The ETH/BTC ratio is used to gauge whether traders are favoring Bitcoin’s relative defensiveness or rotating into Ether’s higher-beta profile. In general, a rising ratio points to broader risk appetite across crypto, while a falling ratio suggests investors are staying closer to Bitcoin and avoiding more speculative exposure. In this case, risk appetite appears to be narrowing around BTC, complicating the typical bull-market pattern.
Ether’s weakness is not only a dollar-denominated move; it reflects underperformance versus the asset that often serves as the base layer for institutional crypto allocation decisions. When portfolio managers choose initial exposure in the current cycle, BTC has continued to attract more consistent demand.
The longer-term picture makes the latest move more concerning. The ratio is well below its 200-week moving average of 0.04828, suggesting the weakness is not just a short-term dip.

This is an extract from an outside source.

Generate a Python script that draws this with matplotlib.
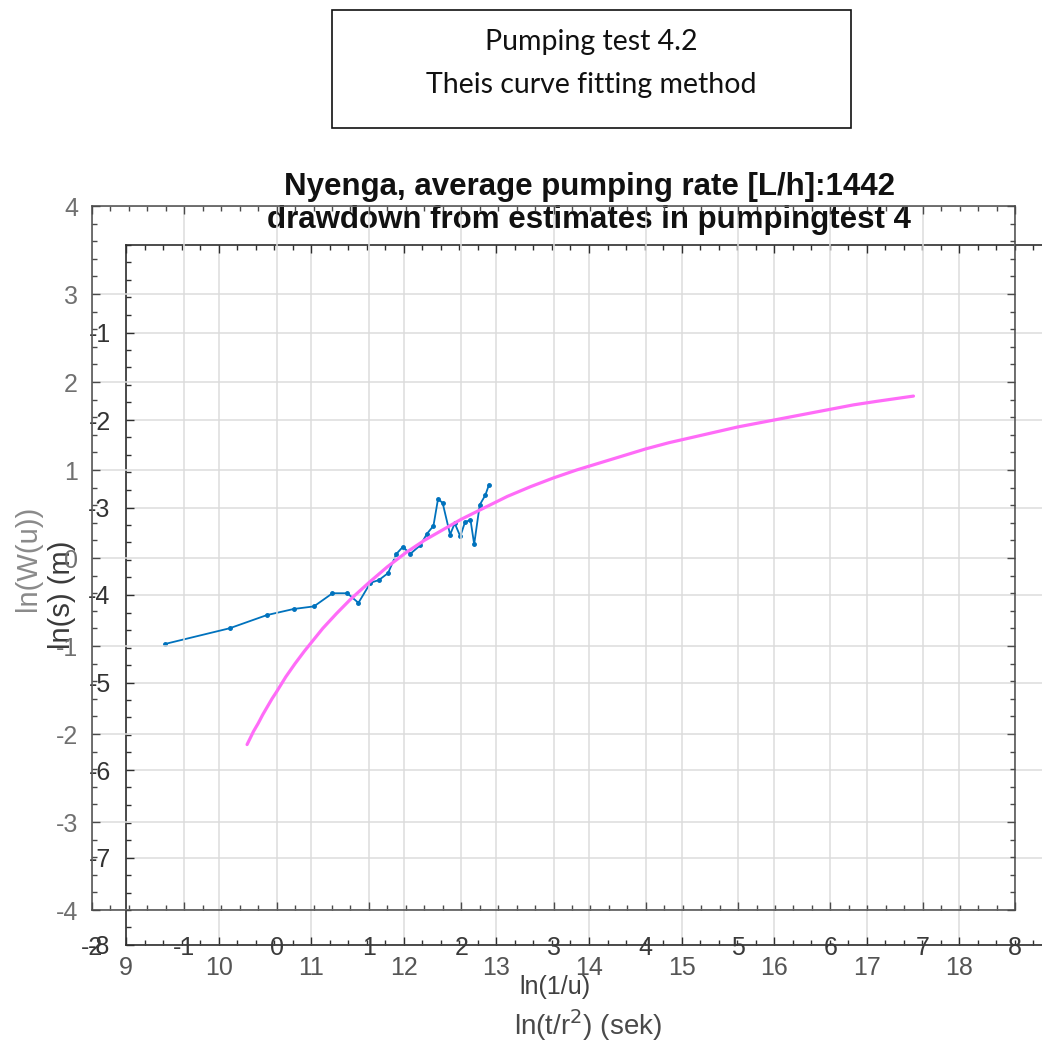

The structural trend remains bearish for ETH, particularly when compared with December 2021, when the ratio peaked above 0.08.
The current level is also far below the rebound that followed April 2025’s 0.01770 low, when market stress around tariff announcements pushed the pair to extreme weakness before sentiment later repaired. That historical gap suggests any rebound from current levels may be more tactical than durable, based on the information provided.
Spot Bitcoin ETFs have pulled sustained professional flows since their January 2024 launch, providing BTC with a demand channel that Ether ETFs have not matched at a similar scale. As a result, ETF demand is separating the majors, creating a two-speed market in which Bitcoin benefits from regulated allocation while Ether still requires stronger native catalysts.
A durable ETH/BTC recovery likely depends on accelerating Ether ETF flows, stronger Ethereum activity, or a Bitcoin pause that encourages rotation. Until then, the 0.02835 reading is presented as a warning that institutional crypto demand remains selective rather than broad-based.